BEGIN Data shown

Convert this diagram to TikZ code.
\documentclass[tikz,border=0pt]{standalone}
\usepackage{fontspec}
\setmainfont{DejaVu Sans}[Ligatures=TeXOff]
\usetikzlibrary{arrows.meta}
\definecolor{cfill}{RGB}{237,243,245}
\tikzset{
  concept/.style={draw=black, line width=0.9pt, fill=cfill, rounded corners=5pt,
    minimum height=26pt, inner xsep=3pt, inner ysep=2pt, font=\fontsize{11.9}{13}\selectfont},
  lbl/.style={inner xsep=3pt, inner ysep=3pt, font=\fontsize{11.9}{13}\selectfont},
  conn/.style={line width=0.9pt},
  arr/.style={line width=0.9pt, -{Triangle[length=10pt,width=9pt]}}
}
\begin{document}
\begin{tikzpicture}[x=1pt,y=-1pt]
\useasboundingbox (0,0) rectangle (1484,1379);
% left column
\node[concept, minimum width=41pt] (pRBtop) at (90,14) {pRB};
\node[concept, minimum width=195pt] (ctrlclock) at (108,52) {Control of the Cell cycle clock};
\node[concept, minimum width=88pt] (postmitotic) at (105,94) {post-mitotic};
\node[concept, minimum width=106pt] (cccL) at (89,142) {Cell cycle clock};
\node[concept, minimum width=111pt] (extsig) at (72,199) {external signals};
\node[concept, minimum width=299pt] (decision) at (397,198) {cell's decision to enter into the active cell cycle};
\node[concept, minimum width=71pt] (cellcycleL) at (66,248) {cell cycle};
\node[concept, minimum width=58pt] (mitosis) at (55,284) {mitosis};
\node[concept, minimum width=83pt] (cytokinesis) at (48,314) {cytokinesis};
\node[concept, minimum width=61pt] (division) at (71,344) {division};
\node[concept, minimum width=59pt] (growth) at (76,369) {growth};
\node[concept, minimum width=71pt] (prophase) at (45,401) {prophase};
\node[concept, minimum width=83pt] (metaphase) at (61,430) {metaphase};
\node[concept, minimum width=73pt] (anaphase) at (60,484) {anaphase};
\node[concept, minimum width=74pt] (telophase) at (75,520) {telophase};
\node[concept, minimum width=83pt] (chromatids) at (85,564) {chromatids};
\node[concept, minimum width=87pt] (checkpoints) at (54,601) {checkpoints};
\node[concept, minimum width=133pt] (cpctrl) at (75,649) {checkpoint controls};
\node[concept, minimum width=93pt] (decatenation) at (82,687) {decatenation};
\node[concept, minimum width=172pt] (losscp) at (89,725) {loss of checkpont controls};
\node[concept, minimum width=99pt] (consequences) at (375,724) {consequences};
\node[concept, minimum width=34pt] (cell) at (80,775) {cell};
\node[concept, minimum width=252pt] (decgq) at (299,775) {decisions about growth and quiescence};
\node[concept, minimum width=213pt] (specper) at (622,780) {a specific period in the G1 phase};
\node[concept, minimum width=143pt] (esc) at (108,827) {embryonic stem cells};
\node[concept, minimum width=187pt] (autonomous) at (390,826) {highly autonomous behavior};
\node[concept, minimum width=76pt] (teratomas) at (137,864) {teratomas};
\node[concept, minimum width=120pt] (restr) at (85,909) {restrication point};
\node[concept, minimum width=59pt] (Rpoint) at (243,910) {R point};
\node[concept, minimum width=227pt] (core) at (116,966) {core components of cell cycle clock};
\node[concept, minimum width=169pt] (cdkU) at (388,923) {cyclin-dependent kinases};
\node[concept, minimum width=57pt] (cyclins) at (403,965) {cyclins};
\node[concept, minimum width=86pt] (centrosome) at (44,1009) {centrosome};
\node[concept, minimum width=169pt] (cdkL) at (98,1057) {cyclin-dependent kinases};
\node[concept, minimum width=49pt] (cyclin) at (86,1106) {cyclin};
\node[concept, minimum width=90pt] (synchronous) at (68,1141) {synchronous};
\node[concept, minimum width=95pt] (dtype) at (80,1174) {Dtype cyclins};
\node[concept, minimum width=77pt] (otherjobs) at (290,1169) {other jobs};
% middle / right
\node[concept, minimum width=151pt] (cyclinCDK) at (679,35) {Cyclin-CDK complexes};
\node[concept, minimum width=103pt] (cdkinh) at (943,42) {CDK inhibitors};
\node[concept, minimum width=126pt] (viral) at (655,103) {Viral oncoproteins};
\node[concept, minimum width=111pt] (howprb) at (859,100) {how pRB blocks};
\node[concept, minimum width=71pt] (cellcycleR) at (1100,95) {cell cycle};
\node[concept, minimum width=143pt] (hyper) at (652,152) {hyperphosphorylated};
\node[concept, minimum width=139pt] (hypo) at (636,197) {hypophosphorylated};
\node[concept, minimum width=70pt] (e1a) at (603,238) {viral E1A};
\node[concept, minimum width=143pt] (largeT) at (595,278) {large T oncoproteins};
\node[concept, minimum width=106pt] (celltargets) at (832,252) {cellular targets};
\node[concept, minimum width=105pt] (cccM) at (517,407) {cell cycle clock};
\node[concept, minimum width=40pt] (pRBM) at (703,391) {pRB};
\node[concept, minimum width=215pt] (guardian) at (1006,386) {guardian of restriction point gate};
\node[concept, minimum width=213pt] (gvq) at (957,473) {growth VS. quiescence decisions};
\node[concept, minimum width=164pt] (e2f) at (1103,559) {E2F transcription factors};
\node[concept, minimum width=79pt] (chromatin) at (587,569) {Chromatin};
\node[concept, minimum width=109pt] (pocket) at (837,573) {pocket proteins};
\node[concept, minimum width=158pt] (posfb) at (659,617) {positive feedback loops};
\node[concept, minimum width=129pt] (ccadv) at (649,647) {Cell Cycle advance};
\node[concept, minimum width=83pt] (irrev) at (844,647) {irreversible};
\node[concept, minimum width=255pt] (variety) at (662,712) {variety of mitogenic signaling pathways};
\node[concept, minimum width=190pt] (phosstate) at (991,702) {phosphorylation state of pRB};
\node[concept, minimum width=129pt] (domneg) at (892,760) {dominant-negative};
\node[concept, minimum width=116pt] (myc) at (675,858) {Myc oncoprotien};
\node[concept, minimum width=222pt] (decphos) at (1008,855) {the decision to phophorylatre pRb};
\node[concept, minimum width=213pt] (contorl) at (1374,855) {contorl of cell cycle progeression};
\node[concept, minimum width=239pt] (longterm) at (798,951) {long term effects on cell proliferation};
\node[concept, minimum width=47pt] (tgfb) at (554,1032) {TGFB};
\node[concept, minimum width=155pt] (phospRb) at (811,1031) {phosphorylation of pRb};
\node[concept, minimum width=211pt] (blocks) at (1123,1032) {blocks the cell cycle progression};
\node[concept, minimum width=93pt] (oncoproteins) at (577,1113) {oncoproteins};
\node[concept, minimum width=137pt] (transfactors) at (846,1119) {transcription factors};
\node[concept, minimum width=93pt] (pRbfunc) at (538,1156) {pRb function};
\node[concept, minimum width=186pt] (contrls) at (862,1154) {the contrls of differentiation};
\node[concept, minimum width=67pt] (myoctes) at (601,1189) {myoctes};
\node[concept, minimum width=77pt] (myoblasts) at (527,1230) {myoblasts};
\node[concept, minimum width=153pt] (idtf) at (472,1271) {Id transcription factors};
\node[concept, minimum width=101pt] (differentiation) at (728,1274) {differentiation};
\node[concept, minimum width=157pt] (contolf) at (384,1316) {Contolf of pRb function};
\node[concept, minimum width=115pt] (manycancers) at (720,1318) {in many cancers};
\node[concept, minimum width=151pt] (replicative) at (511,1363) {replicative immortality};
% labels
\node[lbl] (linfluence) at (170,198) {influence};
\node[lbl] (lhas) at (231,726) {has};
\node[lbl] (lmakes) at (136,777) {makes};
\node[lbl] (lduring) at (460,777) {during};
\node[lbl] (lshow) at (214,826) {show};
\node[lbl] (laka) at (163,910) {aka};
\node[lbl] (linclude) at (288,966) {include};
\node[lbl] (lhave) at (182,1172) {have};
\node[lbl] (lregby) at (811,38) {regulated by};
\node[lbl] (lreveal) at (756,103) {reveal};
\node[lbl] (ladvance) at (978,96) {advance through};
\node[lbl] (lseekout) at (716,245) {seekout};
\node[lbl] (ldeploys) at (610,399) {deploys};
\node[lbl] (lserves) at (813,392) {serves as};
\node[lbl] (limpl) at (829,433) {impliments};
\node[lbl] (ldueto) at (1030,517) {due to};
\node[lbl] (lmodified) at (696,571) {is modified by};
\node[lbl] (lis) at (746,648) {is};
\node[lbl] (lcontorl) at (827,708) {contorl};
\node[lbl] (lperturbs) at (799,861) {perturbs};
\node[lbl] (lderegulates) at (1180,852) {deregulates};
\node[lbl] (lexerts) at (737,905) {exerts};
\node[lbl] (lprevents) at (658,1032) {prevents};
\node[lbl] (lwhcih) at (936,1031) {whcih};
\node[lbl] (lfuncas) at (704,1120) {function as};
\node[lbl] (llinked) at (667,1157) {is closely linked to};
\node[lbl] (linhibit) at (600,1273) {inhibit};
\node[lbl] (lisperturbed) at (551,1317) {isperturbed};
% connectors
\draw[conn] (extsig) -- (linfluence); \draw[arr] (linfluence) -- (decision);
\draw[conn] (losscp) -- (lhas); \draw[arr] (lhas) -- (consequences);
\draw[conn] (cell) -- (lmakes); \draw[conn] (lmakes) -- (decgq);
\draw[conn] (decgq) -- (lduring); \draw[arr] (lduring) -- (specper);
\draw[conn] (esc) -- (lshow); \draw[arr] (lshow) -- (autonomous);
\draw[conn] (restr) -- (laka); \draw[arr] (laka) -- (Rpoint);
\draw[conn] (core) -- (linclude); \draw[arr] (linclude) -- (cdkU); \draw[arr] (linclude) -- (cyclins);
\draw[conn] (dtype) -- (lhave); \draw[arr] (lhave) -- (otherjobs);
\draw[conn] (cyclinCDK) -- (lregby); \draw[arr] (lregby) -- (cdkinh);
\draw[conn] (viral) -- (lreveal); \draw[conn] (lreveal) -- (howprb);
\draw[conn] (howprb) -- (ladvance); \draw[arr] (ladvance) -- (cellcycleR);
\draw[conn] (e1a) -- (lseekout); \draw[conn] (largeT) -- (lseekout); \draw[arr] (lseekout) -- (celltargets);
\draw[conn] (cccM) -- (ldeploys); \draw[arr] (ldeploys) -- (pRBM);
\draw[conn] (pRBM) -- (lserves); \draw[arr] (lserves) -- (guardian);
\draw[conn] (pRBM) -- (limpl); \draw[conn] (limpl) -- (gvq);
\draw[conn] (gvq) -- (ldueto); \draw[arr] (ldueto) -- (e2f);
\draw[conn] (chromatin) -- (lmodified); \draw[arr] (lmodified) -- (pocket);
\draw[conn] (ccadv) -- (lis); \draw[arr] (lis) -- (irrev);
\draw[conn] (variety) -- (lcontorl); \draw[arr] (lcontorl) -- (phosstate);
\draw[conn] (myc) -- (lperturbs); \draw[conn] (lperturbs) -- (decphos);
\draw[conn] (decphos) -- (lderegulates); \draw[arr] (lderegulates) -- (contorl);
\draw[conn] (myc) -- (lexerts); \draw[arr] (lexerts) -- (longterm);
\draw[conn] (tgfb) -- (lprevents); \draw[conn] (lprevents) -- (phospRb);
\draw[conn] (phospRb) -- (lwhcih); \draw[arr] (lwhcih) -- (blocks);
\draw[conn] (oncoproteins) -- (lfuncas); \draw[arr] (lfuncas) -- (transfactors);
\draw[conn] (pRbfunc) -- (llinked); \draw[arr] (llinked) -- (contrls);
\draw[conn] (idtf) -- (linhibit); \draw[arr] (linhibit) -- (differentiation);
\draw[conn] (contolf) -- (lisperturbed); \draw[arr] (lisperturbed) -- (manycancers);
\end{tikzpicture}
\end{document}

END Data shown
BEGIN Data shown

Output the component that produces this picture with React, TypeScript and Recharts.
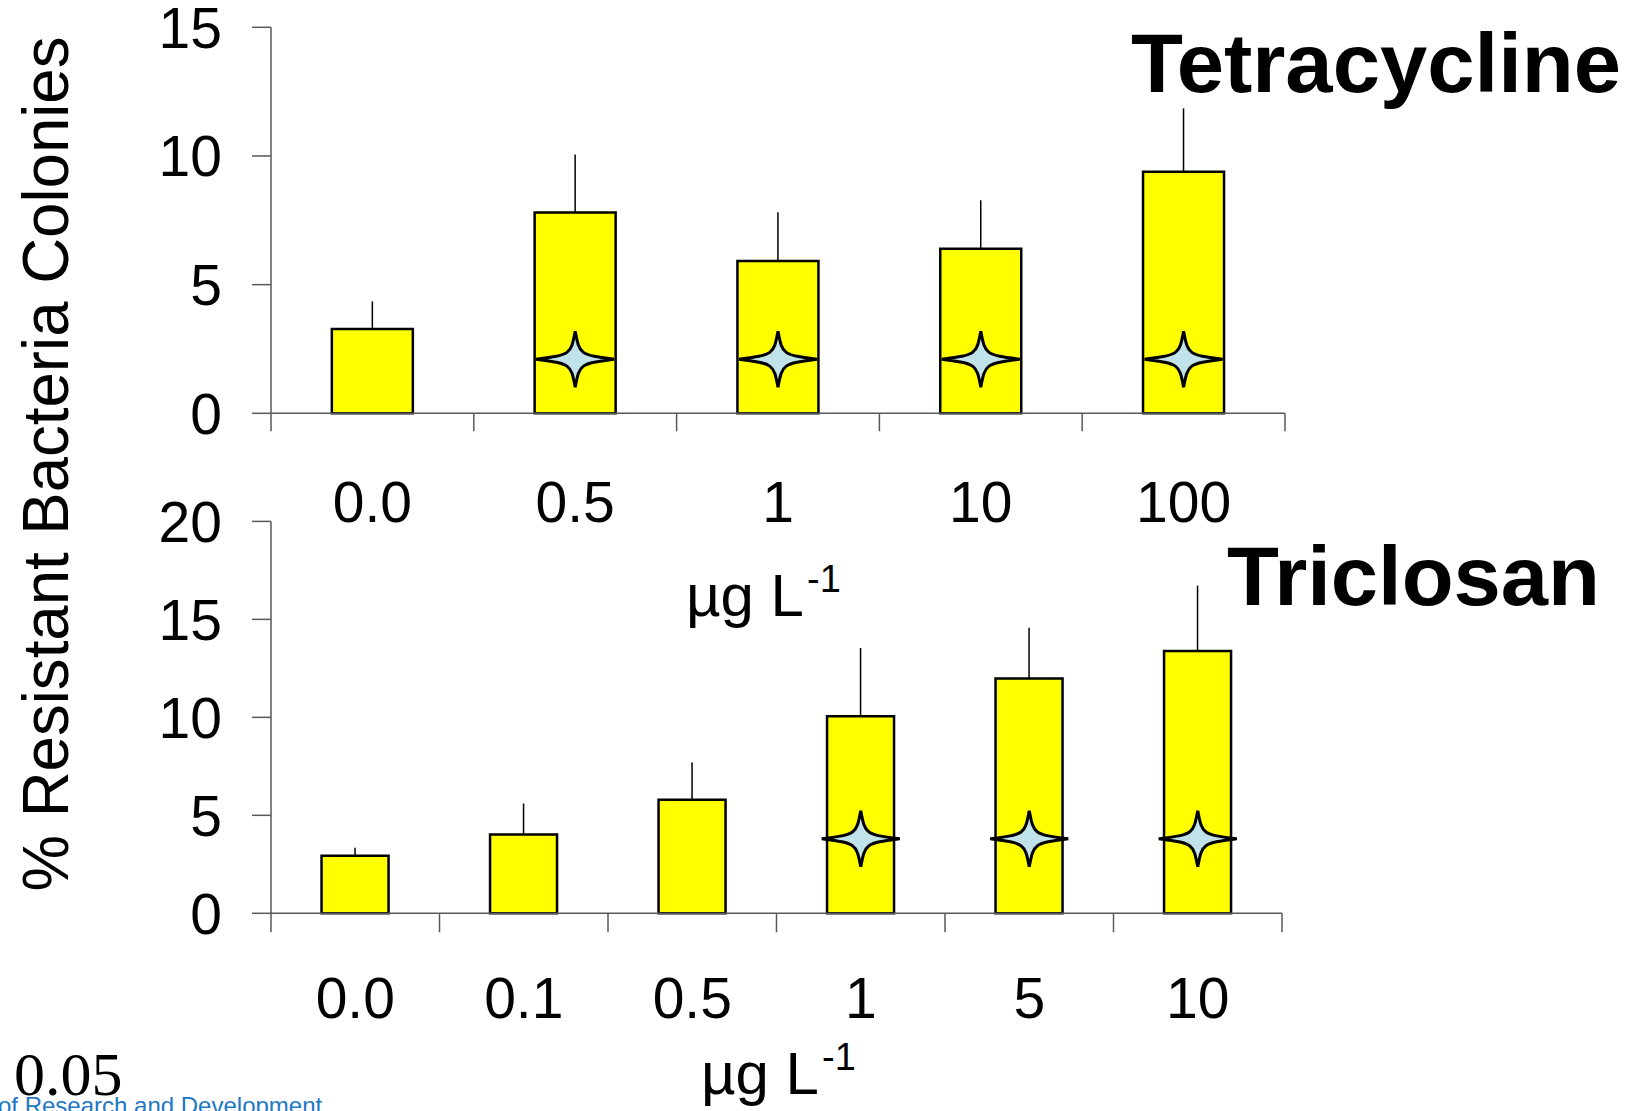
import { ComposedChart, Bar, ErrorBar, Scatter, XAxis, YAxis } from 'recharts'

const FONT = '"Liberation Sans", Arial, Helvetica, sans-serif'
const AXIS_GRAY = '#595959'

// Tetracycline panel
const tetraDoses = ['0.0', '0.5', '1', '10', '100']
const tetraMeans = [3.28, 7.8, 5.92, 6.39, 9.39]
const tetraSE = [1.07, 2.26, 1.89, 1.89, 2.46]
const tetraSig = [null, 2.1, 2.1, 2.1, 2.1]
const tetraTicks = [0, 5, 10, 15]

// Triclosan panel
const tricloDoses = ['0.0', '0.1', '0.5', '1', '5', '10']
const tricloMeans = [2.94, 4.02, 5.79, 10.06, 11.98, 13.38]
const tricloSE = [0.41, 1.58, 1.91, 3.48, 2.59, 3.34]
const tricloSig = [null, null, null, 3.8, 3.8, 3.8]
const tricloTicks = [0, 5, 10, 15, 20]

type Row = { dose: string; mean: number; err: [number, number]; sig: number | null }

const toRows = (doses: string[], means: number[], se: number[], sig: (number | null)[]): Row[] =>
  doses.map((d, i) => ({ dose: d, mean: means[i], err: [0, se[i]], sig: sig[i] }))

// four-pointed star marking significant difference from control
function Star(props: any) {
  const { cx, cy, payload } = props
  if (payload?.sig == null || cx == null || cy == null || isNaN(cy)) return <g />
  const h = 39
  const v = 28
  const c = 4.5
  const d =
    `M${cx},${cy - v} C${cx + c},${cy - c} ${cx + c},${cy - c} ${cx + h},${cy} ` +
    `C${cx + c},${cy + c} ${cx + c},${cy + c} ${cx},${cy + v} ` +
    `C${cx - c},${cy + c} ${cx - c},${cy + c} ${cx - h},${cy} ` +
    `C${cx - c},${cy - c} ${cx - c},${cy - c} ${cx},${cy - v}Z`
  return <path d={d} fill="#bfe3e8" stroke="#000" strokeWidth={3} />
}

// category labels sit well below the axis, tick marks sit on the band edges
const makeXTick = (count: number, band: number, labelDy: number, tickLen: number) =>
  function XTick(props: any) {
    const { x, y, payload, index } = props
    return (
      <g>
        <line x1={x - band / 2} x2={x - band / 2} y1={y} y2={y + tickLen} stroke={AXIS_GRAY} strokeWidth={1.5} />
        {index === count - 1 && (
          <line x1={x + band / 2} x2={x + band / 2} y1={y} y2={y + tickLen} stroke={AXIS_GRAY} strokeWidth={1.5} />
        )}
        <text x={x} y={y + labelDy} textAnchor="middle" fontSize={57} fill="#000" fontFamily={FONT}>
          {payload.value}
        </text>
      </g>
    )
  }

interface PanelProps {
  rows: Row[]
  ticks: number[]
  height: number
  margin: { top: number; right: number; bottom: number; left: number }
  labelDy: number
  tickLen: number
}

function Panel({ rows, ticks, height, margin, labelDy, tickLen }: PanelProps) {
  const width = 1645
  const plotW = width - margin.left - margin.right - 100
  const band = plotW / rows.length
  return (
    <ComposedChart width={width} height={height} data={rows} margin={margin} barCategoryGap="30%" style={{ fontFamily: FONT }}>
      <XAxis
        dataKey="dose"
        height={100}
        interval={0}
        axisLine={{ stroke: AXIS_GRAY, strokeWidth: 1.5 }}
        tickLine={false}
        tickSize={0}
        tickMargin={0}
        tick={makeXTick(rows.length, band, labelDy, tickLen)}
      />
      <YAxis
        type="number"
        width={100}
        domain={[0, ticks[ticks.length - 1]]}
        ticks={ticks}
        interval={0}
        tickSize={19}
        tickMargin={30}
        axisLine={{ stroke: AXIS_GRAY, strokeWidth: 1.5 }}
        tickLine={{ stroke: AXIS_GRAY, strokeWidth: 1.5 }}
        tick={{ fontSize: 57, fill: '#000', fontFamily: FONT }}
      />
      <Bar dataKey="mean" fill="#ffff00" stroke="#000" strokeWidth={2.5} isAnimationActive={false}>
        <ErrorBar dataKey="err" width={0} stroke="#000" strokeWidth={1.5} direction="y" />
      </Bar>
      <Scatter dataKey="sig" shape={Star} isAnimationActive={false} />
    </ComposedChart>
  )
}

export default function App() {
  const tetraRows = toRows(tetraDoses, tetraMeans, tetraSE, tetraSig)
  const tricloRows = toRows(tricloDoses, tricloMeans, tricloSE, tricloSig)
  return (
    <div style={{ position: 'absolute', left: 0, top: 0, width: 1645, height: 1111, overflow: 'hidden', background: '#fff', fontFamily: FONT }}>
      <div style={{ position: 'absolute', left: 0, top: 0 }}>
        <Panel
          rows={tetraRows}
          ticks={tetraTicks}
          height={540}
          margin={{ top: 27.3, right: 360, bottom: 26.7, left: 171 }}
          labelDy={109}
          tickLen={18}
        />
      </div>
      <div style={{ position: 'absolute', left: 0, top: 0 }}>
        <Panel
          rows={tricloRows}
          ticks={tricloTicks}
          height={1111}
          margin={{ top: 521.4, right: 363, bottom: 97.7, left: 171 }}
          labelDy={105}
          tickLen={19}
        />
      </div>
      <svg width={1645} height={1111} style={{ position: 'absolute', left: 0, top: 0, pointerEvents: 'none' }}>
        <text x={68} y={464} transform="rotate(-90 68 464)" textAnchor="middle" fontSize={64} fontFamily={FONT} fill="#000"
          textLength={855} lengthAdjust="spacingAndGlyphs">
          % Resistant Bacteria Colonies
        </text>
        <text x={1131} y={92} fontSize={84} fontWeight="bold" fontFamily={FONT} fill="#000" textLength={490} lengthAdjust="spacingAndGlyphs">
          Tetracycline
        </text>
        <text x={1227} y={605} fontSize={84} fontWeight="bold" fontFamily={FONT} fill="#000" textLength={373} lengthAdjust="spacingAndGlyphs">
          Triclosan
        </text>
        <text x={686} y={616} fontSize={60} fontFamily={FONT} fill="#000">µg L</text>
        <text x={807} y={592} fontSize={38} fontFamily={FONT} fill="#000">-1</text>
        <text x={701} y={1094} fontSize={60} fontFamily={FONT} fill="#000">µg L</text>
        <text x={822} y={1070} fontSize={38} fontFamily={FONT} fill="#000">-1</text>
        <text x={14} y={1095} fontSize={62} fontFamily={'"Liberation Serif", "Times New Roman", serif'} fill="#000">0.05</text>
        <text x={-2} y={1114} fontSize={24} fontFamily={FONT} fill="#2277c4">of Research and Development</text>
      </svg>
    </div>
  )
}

END Data shown

What you will do
Nothing but the lines from the one with "Output the component" through the one with "const AXIS_GRAY = '#595959'" should be copied, word for word. Pictures are left out.

Task result
Output the component that produces this picture with React, TypeScript and Recharts.
import { ComposedChart, Bar, ErrorBar, Scatter, XAxis, YAxis } from 'recharts'

const FONT = '"Liberation Sans", Arial, Helvetica, sans-serif'
const AXIS_GRAY = '#595959'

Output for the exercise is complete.